Provided data:

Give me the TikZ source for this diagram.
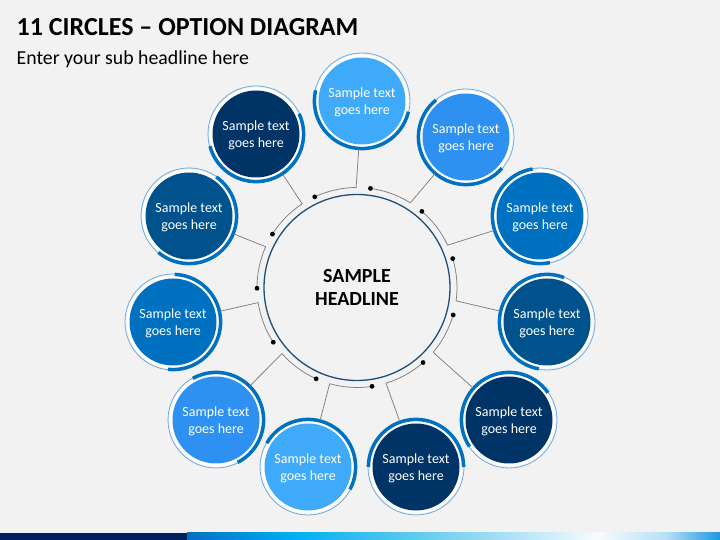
\documentclass[tikz,border=0pt]{standalone}
\usepackage{fontspec}
\setmainfont{Carlito}
\definecolor{bg}{HTML}{F2F2F2}
\definecolor{cLight}{RGB}{64,170,250}
\definecolor{cMed}{RGB}{46,144,240}
\definecolor{cStd}{HTML}{0070C0}
\definecolor{cDark}{RGB}{0,82,140}
\definecolor{cNavy}{RGB}{0,51,102}
\definecolor{ringthinc}{RGB}{110,170,220}
\definecolor{ringthickc}{HTML}{0070C0}
\definecolor{hubline}{HTML}{1F4E79}
\definecolor{wirec}{HTML}{7F7F7F}
\definecolor{barA}{HTML}{002060}
\definecolor{barB}{HTML}{0070C0}
\definecolor{barC}{HTML}{00B0F0}
\definecolor{barD}{HTML}{4CC4EE}
\definecolor{barE}{HTML}{A9E0F5}
\definecolor{barF}{HTML}{F8FBFD}
\definecolor{barG}{HTML}{B5E0F5}
\definecolor{barH}{HTML}{2196E0}
\newcommand\optcircle[6]{%
  \fill[white] (#2,#3) circle (46.5);
  \fill[#4] (#2,#3) circle (43.5);
  \draw[thinring] (#2,#3) circle (48);
  \draw[thickring] (#2,#3) ++(#5:47.6) arc[start angle=#5, end angle=#6, radius=47.6];
  \node[optnode] (#1) at (#2,#3) {};
  \node[opttext] (#1t) at (#2,#3-1.5) {Sample text\\goes here};
}
\begin{document}
\begin{tikzpicture}[x=1pt,y=1pt,
  thinring/.style={draw=ringthinc, line width=0.8pt},
  thickring/.style={draw=ringthickc, line width=3.5pt},
  optnode/.style={circle, minimum size=96pt, inner sep=0pt},
  opttext/.style={inner sep=0pt, text=white, align=center,
    font=\fontsize{14}{17}\selectfont},
  wire/.style={draw=wirec, line width=0.75pt},
  hubnode/.style={circle, draw=hubline, line width=1.3pt, minimum size=186pt, inner sep=0pt,
    align=center, font=\fontsize{20}{23}\selectfont\bfseries},
  dotmark/.style={fill=black}
]
\fill[bg] (0,0) rectangle (720,540);
\useasboundingbox (0,0) rectangle (720,540);
% bottom bar
\fill[barA] (0,0) rectangle (187,7);
\shade[left color=barB, right color=barC] (187,0) rectangle (294,7);
\shade[left color=barC, right color=barD] (294,0) rectangle (390,7);
\shade[left color=barD, right color=barE] (390,0) rectangle (505,7);
\shade[left color=barE, right color=barF] (505,0) rectangle (597,7);
\shade[left color=barF, right color=barG] (597,0) rectangle (666,7);
\shade[left color=barG, right color=barH] (666,0) rectangle (720,7);
% titles
\node[anchor=base west, inner sep=0pt, font=\fontsize{26}{30}\selectfont\bfseries] (title) at (16.5,504) {11 CIRCLES – OPTION DIAGRAM};
\node[anchor=base west, inner sep=0pt, font=\fontsize{19.8}{23}\selectfont] (sub) at (16.5,475) {Enter your sub headline here};
% hub
\coordinate (O) at (357,252.5);
\node[hubnode] (hub) at (O) {SAMPLE\\HEADLINE};
% outer circles
\optcircle{c1}{362}{439}{cLight}{167}{347}
\optcircle{c2}{466}{403}{cMed}{129}{319}
\optcircle{c3}{540}{324}{cStd}{99}{282}
\optcircle{c4}{547}{218}{cDark}{69}{260}
\optcircle{c5}{509}{120}{cNavy}{35}{214}
\optcircle{c6}{416}{73}{cNavy}{0}{180}
\optcircle{c7}{308}{73}{cLight}{-28}{150}
\optcircle{c8}{216}{120}{cMed}{-63}{119}
\optcircle{c9}{173}{218}{cStd}{-96}{88}
\optcircle{c10}{189}{324}{cDark}{230}{415}
\optcircle{c11}{256}{406}{cNavy}{195}{385}
% wires
\foreach \k/\n in {0/c1,1/c2,2/c3,3/c4,4/c5,5/c6,6/c7,7/c8,8/c9,9/c10,10/c11}{
  \pgfmathsetmacro\a{115-\k*360/11}
  \pgfmathsetmacro\b{\a-24.5}
  \draw[wire] (O) ++(\a:100) coordinate (s\k) arc[start angle=\a, end angle=\b, radius=100] coordinate (e\k);
  \draw[wire] (e\k) -- (\n);
  \fill[dotmark] (s\k) circle (2.4);
}
\end{tikzpicture}
\end{document}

Required work: Reproduce each line word for word and drop the pictures.

Task response:
Give me the TikZ source for this diagram.
\documentclass[tikz,border=0pt]{standalone}
\usepackage{fontspec}
\setmainfont{Carlito}
\definecolor{bg}{HTML}{F2F2F2}
\definecolor{cLight}{RGB}{64,170,250}
\definecolor{cMed}{RGB}{46,144,240}
\definecolor{cStd}{HTML}{0070C0}
\definecolor{cDark}{RGB}{0,82,140}
\definecolor{cNavy}{RGB}{0,51,102}
\definecolor{ringthinc}{RGB}{110,170,220}
\definecolor{ringthickc}{HTML}{0070C0}
\definecolor{hubline}{HTML}{1F4E79}
\definecolor{wirec}{HTML}{7F7F7F}
\definecolor{barA}{HTML}{002060}
\definecolor{barB}{HTML}{0070C0}
\definecolor{barC}{HTML}{00B0F0}
\definecolor{barD}{HTML}{4CC4EE}
\definecolor{barE}{HTML}{A9E0F5}
\definecolor{barF}{HTML}{F8FBFD}
\definecolor{barG}{HTML}{B5E0F5}
\definecolor{barH}{HTML}{2196E0}
\newcommand\optcircle[6]{%
  \fill[white] (#2,#3) circle (46.5);
  \fill[#4] (#2,#3) circle (43.5);
  \draw[thinring] (#2,#3) circle (48);
  \draw[thickring] (#2,#3) ++(#5:47.6) arc[start angle=#5, end angle=#6, radius=47.6];
  \node[optnode] (#1) at (#2,#3) {};
  \node[opttext] (#1t) at (#2,#3-1.5) {Sample text\\goes here};
}
\begin{document}
\begin{tikzpicture}[x=1pt,y=1pt,
  thinring/.style={draw=ringthinc, line width=0.8pt},
  thickring/.style={draw=ringthickc, line width=3.5pt},
  optnode/.style={circle, minimum size=96pt, inner sep=0pt},
  opttext/.style={inner sep=0pt, text=white, align=center,
    font=\fontsize{14}{17}\selectfont},
  wire/.style={draw=wirec, line width=0.75pt},
  hubnode/.style={circle, draw=hubline, line width=1.3pt, minimum size=186pt, inner sep=0pt,
    align=center, font=\fontsize{20}{23}\selectfont\bfseries},
  dotmark/.style={fill=black}
]
\fill[bg] (0,0) rectangle (720,540);
\useasboundingbox (0,0) rectangle (720,540);
% bottom bar
\fill[barA] (0,0) rectangle (187,7);
\shade[left color=barB, right color=barC] (187,0) rectangle (294,7);
\shade[left color=barC, right color=barD] (294,0) rectangle (390,7);
\shade[left color=barD, right color=barE] (390,0) rectangle (505,7);
\shade[left color=barE, right color=barF] (505,0) rectangle (597,7);
\shade[left color=barF, right color=barG] (597,0) rectangle (666,7);
\shade[left color=barG, right color=barH] (666,0) rectangle (720,7);
% titles
\node[anchor=base west, inner sep=0pt, font=\fontsize{26}{30}\selectfont\bfseries] (title) at (16.5,504) {11 CIRCLES – OPTION DIAGRAM};
\node[anchor=base west, inner sep=0pt, font=\fontsize{19.8}{23}\selectfont] (sub) at (16.5,475) {Enter your sub headline here};
% hub
\coordinate (O) at (357,252.5);
\node[hubnode] (hub) at (O) {SAMPLE\\HEADLINE};
% outer circles
\optcircle{c1}{362}{439}{cLight}{167}{347}
\optcircle{c2}{466}{403}{cMed}{129}{319}
\optcircle{c3}{540}{324}{cStd}{99}{282}
\optcircle{c4}{547}{218}{cDark}{69}{260}
\optcircle{c5}{509}{120}{cNavy}{35}{214}
\optcircle{c6}{416}{73}{cNavy}{0}{180}
\optcircle{c7}{308}{73}{cLight}{-28}{150}
\optcircle{c8}{216}{120}{cMed}{-63}{119}
\optcircle{c9}{173}{218}{cStd}{-96}{88}
\optcircle{c10}{189}{324}{cDark}{230}{415}
\optcircle{c11}{256}{406}{cNavy}{195}{385}
% wires
\foreach \k/\n in {0/c1,1/c2,2/c3,3/c4,4/c5,5/c6,6/c7,7/c8,8/c9,9/c10,10/c11}{
  \pgfmathsetmacro\a{115-\k*360/11}
  \pgfmathsetmacro\b{\a-24.5}
  \draw[wire] (O) ++(\a:100) coordinate (s\k) arc[start angle=\a, end angle=\b, radius=100] coordinate (e\k);
  \draw[wire] (e\k) -- (\n);
  \fill[dotmark] (s\k) circle (2.4);
}
\end{tikzpicture}
\end{document}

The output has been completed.